Story and photo by Spc. William K. Ermatinger, 2nd AAB, 1st Inf. Div., USD-C
BAGHDAD—A key factor in any military’s success is its ability to train new Soldiers. To assist in facilitating this ability within the Iraqi Army, Soldiers with B Company, 1st Battalion, 18th Infantry Regiment, 2nd Advise and Assist Brigade, 1st Infantry Division, United States Division – Center work regularly with new Soldiers of the 11th Iraqi Army Division on basic Soldier skills at Joint Security Station Old Ministry of Defense in eastern Baghdad.
During one regularly-scheduled training session between B Co. Soldiers and their 11th IA Div. counterparts, the day began with joint physical fitness training.

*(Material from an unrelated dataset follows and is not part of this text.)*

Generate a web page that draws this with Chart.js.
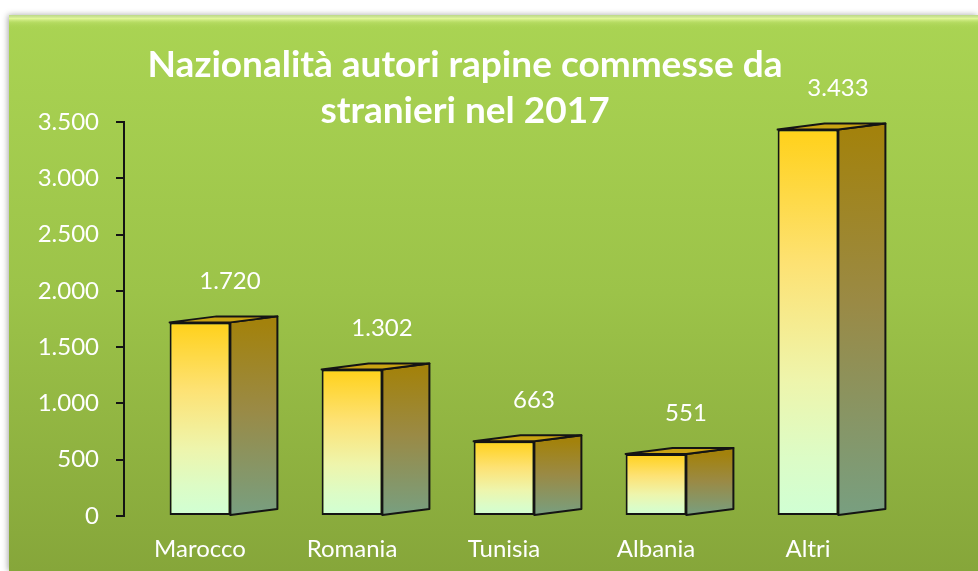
<!DOCTYPE html>
<html>
<head>
<meta charset="utf-8">
<title>Nazionalità autori rapine 2017</title>
<script src="https://cdn.jsdelivr.net/npm/chart.js@4.4.1/dist/chart.umd.min.js"></script>
<style>
  html, body { margin: 0; padding: 0; background: #fff; }
  canvas { display: block; }
</style>
</head>
<body>
<canvas id="rapine" width="978" height="571"></canvas>
<script>
'use strict';

// dati
var categories = ['Marocco', 'Romania', 'Tunisia', 'Albania', 'Altri'];
var autoriRapine = [1720, 1302, 663, 551, 3433];
var yMax = 3500;
var yStep = 500;
var titleLines = ['Nazionalità autori rapine commesse da', 'stranieri nel 2017'];

// profondità del parallelepipedo (px)
var DEPTH_X = 47;
var DEPTH_Y = -6;

function fmtIt(v) {
    return String(v).replace(/\B(?=(\d{3})+(?!\d))/g, '.');
}

Chart.defaults.font.family = 'Lato';
Chart.defaults.color = '#fff';

// sfondo verde con bordo smussato
var panelBg = {
    id: 'panelBg',
    beforeDraw: function (chart) {
        var ctx = chart.ctx;
        var w = chart.width, h = chart.height;
        var px = 9, py = 15;
        ctx.save();
        ctx.fillStyle = '#fff';
        ctx.fillRect(0, 0, w, h);

        ctx.shadowColor = 'rgba(0,0,0,0.35)';
        ctx.shadowBlur = 6;
        ctx.shadowOffsetX = -1;
        var g = ctx.createLinearGradient(0, py, 0, h);
        g.addColorStop(0, '#aad453');
        g.addColorStop(0.5, '#9cc349');
        g.addColorStop(1, '#86a63a');
        ctx.fillStyle = g;
        ctx.fillRect(px, py, w - px, h - py);
        ctx.shadowColor = 'transparent';

        // riflesso in alto
        var b = ctx.createLinearGradient(0, py, 0, py + 14);
        b.addColorStop(0, 'rgba(200,220,170,0.6)');
        b.addColorStop(0.25, 'rgba(230,250,160,0.9)');
        b.addColorStop(0.55, 'rgba(190,225,110,0.5)');
        b.addColorStop(1, 'rgba(170,212,83,0)');
        ctx.fillStyle = b;
        ctx.fillRect(px, py, w - px, 14);
        ctx.restore();
    }
};

// facce laterale e superiore di ogni barra
var box3d = {
    id: 'box3d',
    afterDatasetsDraw: function (chart) {
        var ctx = chart.ctx;
        var meta = chart.getDatasetMeta(0);
        ctx.save();
        ctx.lineJoin = 'round';
        ctx.lineWidth = 2;
        ctx.strokeStyle = '#141414';
        meta.data.forEach(function (bar) {
            var p = bar.getProps(['x', 'y', 'base', 'width'], true);
            var l = p.x - p.width / 2, r = p.x + p.width / 2;
            var t = p.y, bt = p.base;

            var sg = ctx.createLinearGradient(0, t, 0, bt);
            sg.addColorStop(0, '#a3820c');
            sg.addColorStop(0.45, '#9a8a45');
            sg.addColorStop(1, '#789f80');
            ctx.fillStyle = sg;
            ctx.beginPath();
            ctx.moveTo(r, t);
            ctx.lineTo(r + DEPTH_X, t + DEPTH_Y);
            ctx.lineTo(r + DEPTH_X, bt + DEPTH_Y);
            ctx.lineTo(r, bt);
            ctx.closePath();
            ctx.fill();
            ctx.stroke();

            ctx.fillStyle = '#c9a313';
            ctx.beginPath();
            ctx.moveTo(l, t);
            ctx.lineTo(r, t);
            ctx.lineTo(r + DEPTH_X, t + DEPTH_Y);
            ctx.lineTo(l + DEPTH_X, t + DEPTH_Y);
            ctx.closePath();
            ctx.fill();
            ctx.stroke();
        });
        ctx.restore();
    }
};

// titolo ed etichette dei valori
var texts = {
    id: 'texts',
    afterDraw: function (chart) {
        var ctx = chart.ctx;
        ctx.save();
        ctx.fillStyle = '#fff';
        ctx.textAlign = 'center';
        ctx.textBaseline = 'alphabetic';
        ctx.font = 'bold 37px Lato';
        ctx.fillText(titleLines[0], 465, 77);
        ctx.fillText(titleLines[1], 465, 123);

        ctx.font = '24px Lato';
        ctx.textBaseline = 'middle';
        var meta = chart.getDatasetMeta(0);
        meta.data.forEach(function (bar, i) {
            ctx.fillText(fmtIt(autoriRapine[i]), bar.x + 30, bar.y - 41);
        });
        ctx.restore();
    }
};

function frontFill(context) {
    var chart = context.chart;
    if (!chart.chartArea) return '#ffe680';
    var yScale = chart.scales.y;
    var top = yScale.getPixelForValue(autoriRapine[context.dataIndex]);
    var base = yScale.getPixelForValue(0);
    var g = chart.ctx.createLinearGradient(0, top, 0, base);
    g.addColorStop(0, '#ffd11a');
    g.addColorStop(0.35, '#fde274');
    g.addColorStop(0.65, '#eef5ac');
    g.addColorStop(0.85, '#dcfcc6');
    g.addColorStop(1, '#d0ffd4');
    return g;
}

new Chart(document.getElementById('rapine'), {
    type: 'bar',
    data: {
        labels: categories,
        datasets: [{
            data: autoriRapine,
            backgroundColor: frontFill,
            borderColor: '#141414',
            borderWidth: 2,
            borderSkipped: false,
            categoryPercentage: 1,
            barPercentage: 0.4
        }]
    },
    options: {
        responsive: false,
        animation: false,
        devicePixelRatio: 1,
        layout: { padding: { left: 0, right: 94, top: 122, bottom: 0 } },
        plugins: {
            legend: { display: false },
            title: { display: false },
            tooltip: { enabled: false }
        },
        scales: {
            x: {
                grid: { display: false },
                border: { display: false },
                ticks: { color: '#fff', font: { size: 24 }, padding: 11, maxRotation: 0 },
                afterFit: function (s) { s.height = 55; }
            },
            y: {
                min: 0,
                max: yMax,
                grid: { drawOnChartArea: false, drawTicks: true, tickLength: 8, color: '#141414', lineWidth: 2 },
                border: { display: true, color: '#141414', width: 2 },
                ticks: {
                    stepSize: yStep,
                    color: '#fff',
                    font: { size: 24 },
                    padding: 17,
                    callback: function (v) { return fmtIt(v); }
                },
                afterFit: function (s) { s.width = 124; }
            }
        }
    },
    plugins: [panelBg, box3d, texts]
});
</script>
</body>
</html>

“(Working) together exercising helps improve their physical condition and build camaraderie,” said Pfc. Jesse Buck, an infantryman with B Co. and a Springfield, Ohio, native.

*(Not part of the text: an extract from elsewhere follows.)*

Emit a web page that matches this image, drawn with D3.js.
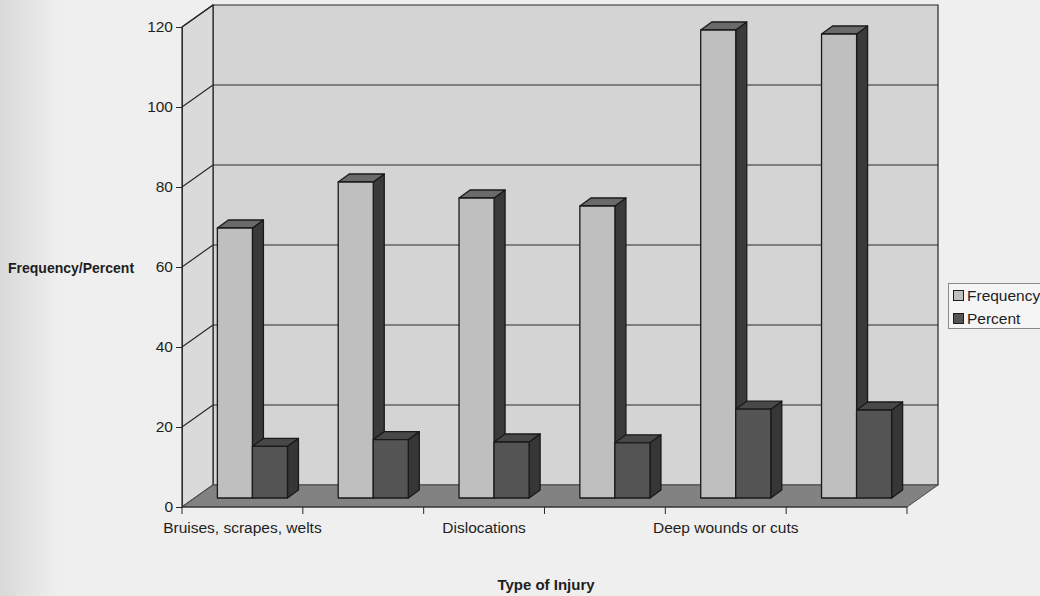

After exercising and personal hygiene, Soldiers reported to classrooms for their daily training. The Iraqi Soldiers were separated by their military jobs—infantry Soldiers went to one class and mechanics to another.
Some of the classes hosted by the American mechanics focused on the repair and maintenance of Humvees.

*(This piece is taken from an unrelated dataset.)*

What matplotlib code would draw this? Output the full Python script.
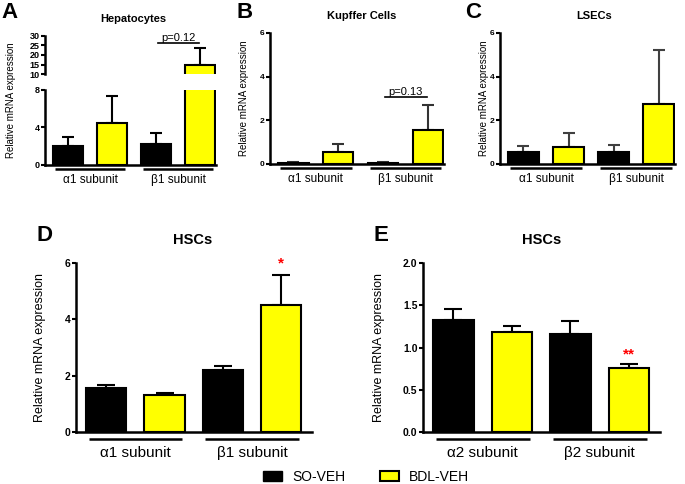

“The Soldiers in the class were mostly drivers and we did have a few mechanics,” said Spc. Anthony Wong, a mechanic with B Co. and a Bethel, Pa., native.
The class consisted of two sessions. The first was a formal classroom environment in which the systems of the vehicle were discussed while the second session offered a hands-on approach which allowed the Soldiers to identify individual parts.
“The (Iraqi Soldiers) were eager to learn, listened, and they retained the information well,” said Wong. “This training is necessary so the Iraqi Army will be self sufficient after we leave.”
During the infantry training, the B Co. Soldiers went over weapons tasks such as how to perform a functions check and how to disassemble and clean their weapons, with Buck demonstrating how to perform the tasks to standard. After the demonstration, the class took their own weapons and practiced taking them apart, reassembling them, and then completing a functions check to prove the weapons where assembled correctly.
Additionally, a separate class was conducted for a group of IA officers covering the topics that were trained in the weapons class so they would know the standard being taught to their Soldiers.
“Most the officers have an understanding of the training, so it's mostly just reiterating what they learned,” said Sgt. Adam Cain, an infantry squad leader with B Co. and a Baltimore native.
The final training was a Combat Life Saver course that explained how to perform life-saving techniques while on the battlefield.
“This training is essential for all Soldiers to have so they will have the ability to save someone’s life if needed,” said Spc. Michael May, a medic with B Co. and a Tishomingo, Okla., native.
The medics who taught the class went over the application of tourniquets, field dressings, and pressure dressings. The class also covered how to make improvised tourniquets when medical supplies are not available.
“They were very attentive and ready to train, so overall, the CLS class went well,” May said.